--- DATA PROVIDED ---

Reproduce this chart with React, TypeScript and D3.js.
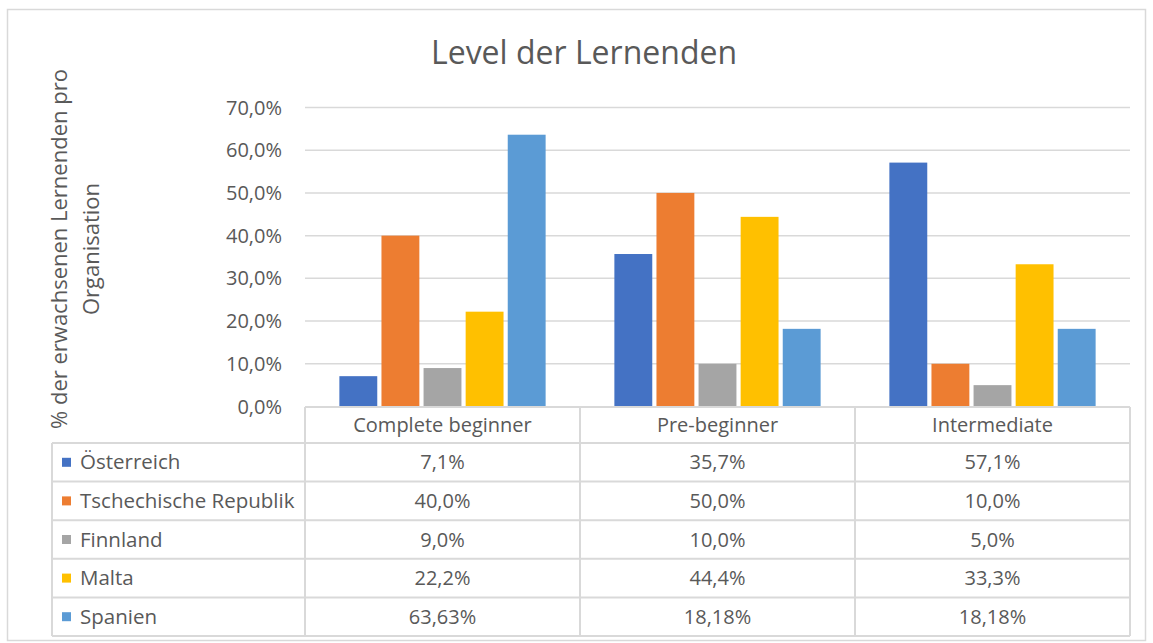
import React, { useEffect, useRef } from "react";
import * as d3 from "d3";

const categories = ["Complete beginner", "Pre-beginner", "Intermediate"];
const seriesNames = ["Österreich", "Tschechische Republik", "Finnland", "Malta", "Spanien"];
const seriesColors = ["#4472C4", "#ED7D31", "#A5A5A5", "#FFC000", "#5B9BD5"];
const oesterreich = [7.1, 35.7, 57.1];
const tschechien = [40.0, 50.0, 10.0];
const finnland = [9.0, 10.0, 5.0];
const malta = [22.2, 44.4, 33.3];
const spanien = [63.63, 18.18, 18.18];
const seriesValues = [oesterreich, tschechien, finnland, malta, spanien];
const seriesDecimals = [1, 1, 1, 1, 2];
const yTicks = [0, 10, 20, 30, 40, 50, 60, 70];

const FONT = "'Open Sans', sans-serif";
const TEXT = "#595959";
const GRID = "#d9d9d9";

const App = () => {
  const ref = useRef<SVGSVGElement>(null);

  useEffect(() => {
    const svg = d3.select(ref.current);
    svg.selectAll("*").remove();

    svg.attr("width", 1153).attr("height", 643);

    // chart border
    svg.append("rect")
      .attr("x", 7.5).attr("y", 9.5)
      .attr("width", 1138).attr("height", 631)
      .attr("fill", "#fff")
      .attr("stroke", GRID)
      .attr("stroke-width", 1.5);

    const plotLeft = 305;
    const plotRight = 1130;
    const tableLeft = 52;

    const y = d3.scaleLinear().domain([0, 70]).range([406.5, 107.5]);

    const x0 = d3.scaleBand()
      .domain(categories)
      .range([plotLeft, plotRight])
      .paddingInner(0.25)
      .paddingOuter(0.125);

    const x1 = d3.scaleBand()
      .domain(seriesNames)
      .range([0, x0.bandwidth()])
      .paddingInner(0.1);

    // title
    svg.append("text")
      .attr("x", 584).attr("y", 64)
      .attr("text-anchor", "middle")
      .attr("font-family", FONT)
      .attr("font-size", 32)
      .attr("fill", TEXT)
      .text("Level der Lernenden");

    // y axis title (two lines)
    const yt = svg.append("text")
      .attr("transform", "translate(0, 249) rotate(-90)")
      .attr("text-anchor", "middle")
      .attr("font-family", FONT)
      .attr("font-size", 22)
      .attr("fill", TEXT);
    yt.append("tspan").attr("x", 0).attr("y", 67).text("% der erwachsenen Lernenden pro");
    yt.append("tspan").attr("x", 0).attr("y", 99).text("Organisation");

    // gridlines + tick labels
    svg.append("g")
      .selectAll("line")
      .data(yTicks.filter(t => t > 0))
      .enter()
      .append("line")
      .attr("x1", plotLeft).attr("x2", plotRight)
      .attr("y1", d => y(d)).attr("y2", d => y(d))
      .attr("stroke", GRID)
      .attr("stroke-width", 1.5);

    svg.append("g")
      .selectAll("text")
      .data(yTicks)
      .enter()
      .append("text")
      .attr("x", 282)
      .attr("y", d => y(d))
      .attr("dy", "0.35em")
      .attr("text-anchor", "end")
      .attr("font-family", FONT)
      .attr("font-size", 20)
      .attr("fill", TEXT)
      .text(d => d.toFixed(1).replace(".", ",") + "%");

    // bars
    const groups = svg.append("g")
      .selectAll("g")
      .data(categories)
      .enter()
      .append("g")
      .attr("transform", d => `translate(${x0(d)},0)`);

    groups.selectAll("rect")
      .data((_, ci) => seriesNames.map((name, si) => ({ name, si, value: seriesValues[si][ci] })))
      .enter()
      .append("rect")
      .attr("x", d => x1(d.name)!)
      .attr("width", x1.bandwidth())
      .attr("y", d => y(d.value))
      .attr("height", d => y(0) - y(d.value))
      .attr("fill", d => seriesColors[d.si]);

    // data table
    const headerTop = 407;
    const rowTop = 443;
    const rowH = 38.6;
    const tableBottom = rowTop + rowH * seriesNames.length;
    const table = svg.append("g");
    const colBounds = categories.map(c => x0(c)! - (x0.step() - x0.bandwidth()) / 2);
    colBounds.push(plotRight);

    // horizontal lines
    table.append("line")
      .attr("x1", plotLeft).attr("x2", plotRight)
      .attr("y1", headerTop).attr("y2", headerTop)
      .attr("stroke", GRID).attr("stroke-width", 2);
    d3.range(seriesNames.length + 1).forEach(i => {
      table.append("line")
        .attr("x1", tableLeft).attr("x2", plotRight)
        .attr("y1", rowTop + rowH * i).attr("y2", rowTop + rowH * i)
        .attr("stroke", GRID).attr("stroke-width", 2);
    });
    // vertical lines
    colBounds.forEach(xv => {
      table.append("line")
        .attr("x1", xv).attr("x2", xv)
        .attr("y1", headerTop).attr("y2", tableBottom)
        .attr("stroke", GRID).attr("stroke-width", 2);
    });
    table.append("line")
      .attr("x1", tableLeft).attr("x2", tableLeft)
      .attr("y1", rowTop).attr("y2", tableBottom)
      .attr("stroke", GRID).attr("stroke-width", 2);

    // header labels
    table.selectAll(".cat")
      .data(categories)
      .enter()
      .append("text")
      .attr("x", d => x0(d)! + x0.bandwidth() / 2)
      .attr("y", (headerTop + rowTop) / 2)
      .attr("dy", "0.35em")
      .attr("text-anchor", "middle")
      .attr("font-family", FONT)
      .attr("font-size", 20)
      .attr("fill", TEXT)
      .text(d => d);

    // legend rows + values
    seriesNames.forEach((name, si) => {
      const cy = rowTop + rowH * si + rowH / 2;
      table.append("rect")
        .attr("x", 62).attr("y", cy - 4.5)
        .attr("width", 9).attr("height", 9)
        .attr("fill", seriesColors[si]);
      table.append("text")
        .attr("x", 80).attr("y", cy)
        .attr("dy", "0.35em")
        .attr("font-family", FONT)
        .attr("font-size", 20.5)
        .attr("fill", TEXT)
        .text(name);
      categories.forEach((c, ci) => {
        table.append("text")
          .attr("x", x0(c)! + x0.bandwidth() / 2)
          .attr("y", cy)
          .attr("dy", "0.35em")
          .attr("text-anchor", "middle")
          .attr("font-family", FONT)
          .attr("font-size", 20)
          .attr("fill", TEXT)
          .text(seriesValues[si][ci].toFixed(seriesDecimals[si]).replace(".", ",") + "%");
      });
    });
  }, []);

  return (
    <div>
      <svg ref={ref} style={{ position: "absolute", left: 0, top: 0, display: "block" }}></svg>
    </div>
  );
};

export default App;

---

**GIVEN PROBLEM**
Give again, exactly, the lines from the start of the data through the one holding "const ref = useRef<SVGSVGElement>(null);"; omit the pictures.

**RESPONSE TO THIS EXERCISE**
Reproduce this chart with React, TypeScript and D3.js.
import React, { useEffect, useRef } from "react";
import * as d3 from "d3";

const categories = ["Complete beginner", "Pre-beginner", "Intermediate"];
const seriesNames = ["Österreich", "Tschechische Republik", "Finnland", "Malta", "Spanien"];
const seriesColors = ["#4472C4", "#ED7D31", "#A5A5A5", "#FFC000", "#5B9BD5"];
const oesterreich = [7.1, 35.7, 57.1];
const tschechien = [40.0, 50.0, 10.0];
const finnland = [9.0, 10.0, 5.0];
const malta = [22.2, 44.4, 33.3];
const spanien = [63.63, 18.18, 18.18];
const seriesValues = [oesterreich, tschechien, finnland, malta, spanien];
const seriesDecimals = [1, 1, 1, 1, 2];
const yTicks = [0, 10, 20, 30, 40, 50, 60, 70];

const FONT = "'Open Sans', sans-serif";
const TEXT = "#595959";
const GRID = "#d9d9d9";

const App = () => {
  const ref = useRef<SVGSVGElement>(null);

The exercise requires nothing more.